This recipe is named “Aloha Granola” because I often take it to the beach to share with the people we meet there. Aloha, here in Oahu, is a way of life — not a salutation as the tourist industry would have you believe — but a code of conduct. Aloha is sharing your food with a stranger, aloha is when that same stranger turns immediately to help you set up your beach tent. Aloha is generosity, kindness, and love which goes both ways. This granola is delicious on its own but best when shared. So here is the recipe in hopes that you will use it to bring some aloha to your neighborhood.
This granola is not too sweet, gummy, or dry. I can’t tell you how many times I’ve tried store bought granola only to scratch up the roof of my mouth like I’m eating diamond crumbles or Captain Crunch. Dry and rock-hard granola is not okay with me. No thank you.

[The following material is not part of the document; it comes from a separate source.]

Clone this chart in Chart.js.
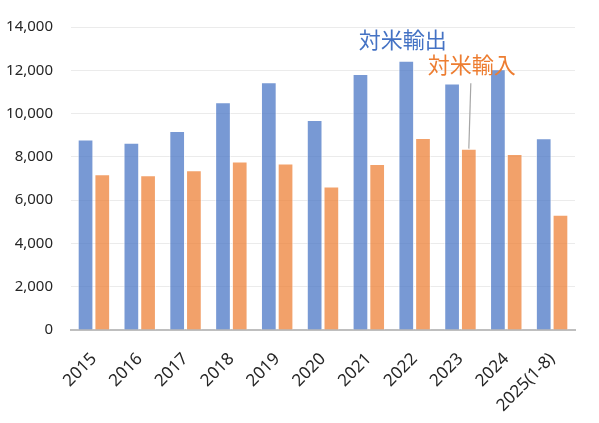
<!DOCTYPE html>
<html>
<head>
<meta charset="utf-8">
<script src="https://cdn.jsdelivr.net/npm/chart.js@4/dist/chart.umd.min.js"></script>
<style>
html,body{margin:0;padding:0;background:#fff;}
#wrap{width:599px;height:423px;position:relative;}
</style>
</head>
<body>
<div id="wrap"><canvas id="c"></canvas></div>
<script>
const categories = ['2015','2016','2017','2018','2019','2020','2021','2022','2023','2024','2025(1-8)'];
const exportsUS = [8800,8650,9200,10520,11450,9700,11830,12440,11390,12050,8860];
const importsUS = [7200,7150,7380,7780,7690,6630,7670,8870,8380,8130,5320];
const seriesNames = ['対米輸出','対米輸入'];

const labelPlugin = {
  id:'seriesLabels',
  afterDatasetsDraw(chart){
    const {ctx, scales:{x,y}} = chart;
    ctx.save();
    ctx.font = '22px "Noto Sans CJK JP"';
    ctx.textBaseline = 'middle';
    ctx.textAlign = 'left';
    ctx.fillStyle = '#4472C4';
    ctx.fillText(seriesNames[0], x.getPixelForValue(6) - 10, y.getPixelForValue(13400));
    ctx.fillStyle = '#ED7D31';
    ctx.fillText(seriesNames[1], x.getPixelForValue(7) + 13, y.getPixelForValue(12270));
    const bar = chart.getDatasetMeta(1).data[8];
    ctx.strokeStyle = '#A6A6A6';
    ctx.lineWidth = 1.2;
    ctx.beginPath();
    ctx.moveTo(bar.x + 2, y.getPixelForValue(11400));
    ctx.lineTo(bar.x, bar.y);
    ctx.stroke();
    ctx.restore();
  }
};

new Chart(document.getElementById('c'), {
  type:'bar',
  data:{
    labels:categories,
    datasets:[
      {label:seriesNames[0], data:exportsUS, backgroundColor:'rgba(68,114,196,0.72)', borderColor:'rgba(255,255,255,0.7)', borderWidth:1},
      {label:seriesNames[1], data:importsUS, backgroundColor:'rgba(237,125,49,0.72)', borderColor:'rgba(255,255,255,0.7)', borderWidth:1}
    ]
  },
  options:{
    responsive:true,
    maintainAspectRatio:false,
    animation:false,
    layout:{padding:{left:6,right:24,top:8,bottom:5}},
    plugins:{legend:{display:false}, tooltip:{enabled:false}},
    datasets:{bar:{categoryPercentage:0.73, barPercentage:0.94}},
    scales:{
      x:{
        grid:{display:false, drawTicks:false},
        border:{display:true, color:'#BFBFBF', width:2},
        ticks:{color:'#262626', font:{family:'"Noto Sans"', size:17}, maxRotation:45, minRotation:45, padding:19, autoSkip:false},
        afterFit(s){ s.paddingLeft = 0; s.paddingRight = 0; s.height = 88; }
      },
      y:{
        min:0, max:14000,
        ticks:{stepSize:2000, color:'#262626', font:{family:'"Noto Sans"', size:15}, padding:18,
          callback:v=>v.toLocaleString('en-US')},
        grid:{color:'#EBEBEB', drawTicks:false},
        border:{display:false},
        afterFit(s){ s.width = 65; }
      }
    }
  },
  plugins:[labelPlugin]
});
</script>
</body>
</html>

Versatile and forgiving, this is sure to be your new favorite recipe, too.
You will need:
3 cups whole rolled oats
1/3 cup sunflower seeds
1/4 cup almonds
1/4 cup macadamia nuts
1/4 cup whole pecans
1 Tablespoon chia seed
4 1/2 Tablespoons maple syrup (OR: macadamia syrup/honey/agave)
2 Tablespoons coconut oil (warm it in the sunshine if it’s solid)
1 teaspoon vanilla
1 large pinch of ground sea salt
Optional: 1/4 cup coconut flakes (reduce syrup/honey by half if you use coconut)

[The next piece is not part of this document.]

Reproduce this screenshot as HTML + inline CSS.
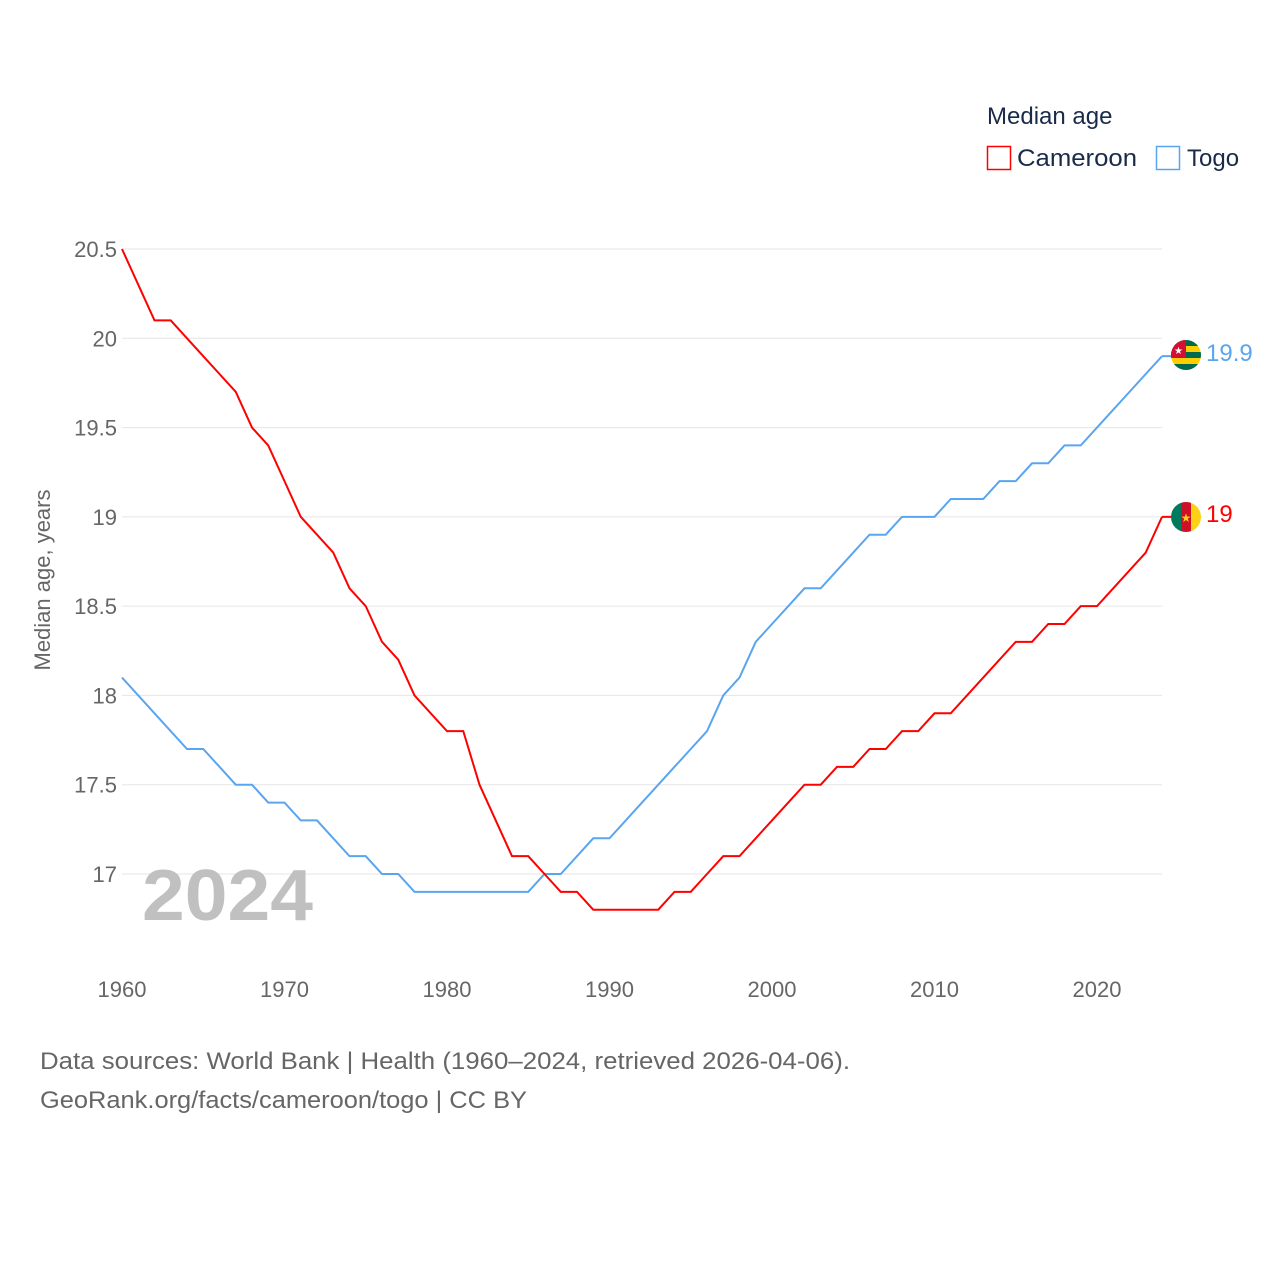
<!DOCTYPE html>
<html><head><meta charset="utf-8"><style>
body{margin:0;background:#fff;font-family:"Liberation Sans",sans-serif}
</style></head><body>
<svg id="chart" width="1280" height="1280" xmlns="http://www.w3.org/2000/svg" style="font-family:'Liberation Sans',sans-serif">
<text x="987" y="124" font-size="24" fill="#1a2b4a">Median age</text>
<g><rect x="987.5" y="146.5" width="23" height="23" fill="none" stroke="#f00" stroke-width="1.5"/><text x="1017" y="166" font-size="24" fill="#1a2b4a" textLength="120" lengthAdjust="spacingAndGlyphs">Cameroon</text></g>
<g><rect x="1156.5" y="146.5" width="23" height="23" fill="none" stroke="#5aa5f0" stroke-width="1.5"/><text x="1187" y="166" font-size="24" fill="#1a2b4a">Togo</text></g>
<g id="grid"></g>
<g id="yt"></g>
<g id="xt"></g>
<text transform="translate(50,580) rotate(-90)" text-anchor="middle" font-size="22" fill="#666">Median age, years</text>
<text x="142" y="920" font-size="72" font-weight="bold" fill="#c0c0c0" textLength="171" lengthAdjust="spacingAndGlyphs">2024</text>
<g id="lines"></g>
<g>
<clipPath id="ct"><circle cx="1186" cy="355" r="15"/></clipPath>
<g clip-path="url(#ct)"><rect x="1171" y="340" width="30" height="30" fill="#ffce00"/><rect x="1171" y="340" width="30" height="6" fill="#006a4e"/><rect x="1171" y="352" width="30" height="6" fill="#006a4e"/><rect x="1171" y="364" width="30" height="6" fill="#006a4e"/><rect x="1171" y="340" width="15" height="18" fill="#d21034"/><text x="1178.5" y="354" font-size="10" fill="#fff" text-anchor="middle">★</text></g></g>
<g>
<clipPath id="cc"><circle cx="1186" cy="517" r="15"/></clipPath>
<g clip-path="url(#cc)"><rect x="1171" y="502" width="10" height="30" fill="#007a5e"/><rect x="1181" y="502" width="10" height="30" fill="#ce1126"/><rect x="1191" y="502" width="10" height="30" fill="#fcd116"/><text x="1186" y="522" font-size="12" fill="#fcd116" text-anchor="middle">★</text></g></g>
<text x="1206" y="361" font-size="24" fill="#5aa5f0">19.9</text>
<text x="1206" y="522" font-size="24" fill="#f00">19</text>
<text x="40" y="1069" font-size="24" fill="#666" textLength="810" lengthAdjust="spacingAndGlyphs">Data sources: World Bank | Health (1960–2024, retrieved 2026-04-06).</text>
<text x="40" y="1108" font-size="24" fill="#666" textLength="487" lengthAdjust="spacingAndGlyphs">GeoRank.org/facts/cameroon/togo | CC BY</text>
</svg>
<script>
const years=[];for(let y=1960;y<=2024;y++)years.push(y);
const cameroon=[20.5,20.3,20.1,20.1,20.0,19.9,19.8,19.7,19.5,19.4,19.2,19.0,18.9,18.8,18.6,18.5,18.3,18.2,18.0,17.9,17.8,17.8,17.5,17.3,17.1,17.1,17.0,16.9,16.9,16.8,16.8,16.8,16.8,16.8,16.9,16.9,17.0,17.1,17.1,17.2,17.3,17.4,17.5,17.5,17.6,17.6,17.7,17.7,17.8,17.8,17.9,17.9,18.0,18.1,18.2,18.3,18.3,18.4,18.4,18.5,18.5,18.6,18.7,18.8,19.0];
const togo=[18.1,18.0,17.9,17.8,17.7,17.7,17.6,17.5,17.5,17.4,17.4,17.3,17.3,17.2,17.1,17.1,17.0,17.0,16.9,16.9,16.9,16.9,16.9,16.9,16.9,16.9,17.0,17.0,17.1,17.2,17.2,17.3,17.4,17.5,17.6,17.7,17.8,18.0,18.1,18.3,18.4,18.5,18.6,18.6,18.7,18.8,18.9,18.9,19.0,19.0,19.0,19.1,19.1,19.1,19.2,19.2,19.3,19.3,19.4,19.4,19.5,19.6,19.7,19.8,19.9];
const yTicks=[17,17.5,18,18.5,19,19.5,20,20.5];
const xTicks=[1960,1970,1980,1990,2000,2010,2020];
const NS='http://www.w3.org/2000/svg';
const xs=v=>122+(v-1960)*16.25;
const ys=v=>874-(v-17)*178.57;
function mk(t,a,p){const e=document.createElementNS(NS,t);for(const k in a)e.setAttribute(k,a[k]);p.appendChild(e);return e;}
const grid=document.getElementById('grid'),yt=document.getElementById('yt'),xt=document.getElementById('xt'),lines=document.getElementById('lines');
yTicks.forEach(v=>{
 const l=mk('line',{x1:122,x2:1162,y1:ys(v),y2:ys(v),stroke:'#e6e6e6','stroke-width':1},grid);
 
 
 const t=mk('text',{x:117,y:ys(v)+8,'text-anchor':'end','font-size':22,fill:'#666'},yt);
 t.textContent=String(v);
 
 
});
xTicks.forEach(v=>{
 const t=mk('text',{x:xs(v),y:997,'text-anchor':'middle','font-size':22,fill:'#666'},xt);
 t.textContent=String(v);
 
 
});
function line(d,c,name){
 const p=mk('polyline',{points:d.map((v,i)=>xs(years[i])+','+ys(v)).join(' '),fill:'none',stroke:c,'stroke-width':2},lines);
 
 
}
line(togo,'#5aa5f0','togo-line');
line(cameroon,'#f00','cameroon-line');
mk('line',{x1:1162,x2:1172,y1:ys(togo[64]),y2:ys(togo[64]),stroke:'#5aa5f0','stroke-width':2},lines);
mk('line',{x1:1162,x2:1172,y1:ys(cameroon[64]),y2:ys(cameroon[64]),stroke:'#f00','stroke-width':2},lines);
</script>
</body></html>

Preheat your oven to 300 degrees Fahrenheit. Combine the nuts and seeds (it’s best to use raw but there’s no need to panic if you can’t find them) in a food processor or powerful blender. You’ll want them roughly chopped.
Now stir in the oats and try to forgive me for forgetting to photograph the chopped nuts.
Now add syrup/honey, coconut oil, vanilla, salt and coconut flakes (if you are using them).
Use a spoon to stir the liquids into the nut mixture until they are fully combined.
Spread the granola evenly over a large ungreased baking sheet. I like to use an old jellyroll pan because of the sides but this is definitely not a requirement.
Bake the granola for 10 minutes and then check it. If it’s not quite to your preference, toast it for another 5 minutes and recheck. I like my granola to be golden in color and still a little raw in places. Keep adding 5 minutes to your baking time until the granola is your idea of perfect.
10 minutes: lightly toasted
15 minutes: almost golden
20 minutes: golden
25 minutes: dark golden
30 minutes: I have no idea because I’ve never baked it that long.
Once your granola has completely cooled, add whatever dried fruit you prefer and place it in an air-tight container in a cool and dry place.* I don’t particularly like dried fruit in my granola but Caleb loves it with raisins so, of course, I added raisins when making it for this post. Can you blame me? I can’t think of anything more adorable than a toddler asking if he can add raisins to the granola. “Peas, Mommy? Peas?”
We divided this batch of granola and gave half of it away. The remaining half will taste SO much better now. You know?
Now try using your Aloha Granola to make our family’s favorite: Açaí bowls (Hawaiian style).
*When I lived in Alaska, this meant that I could store it in my pantry. Here in Hawaii, I store granola in the freezer. I trust that you know your climate better than I do so I won’t offer any further storage advice.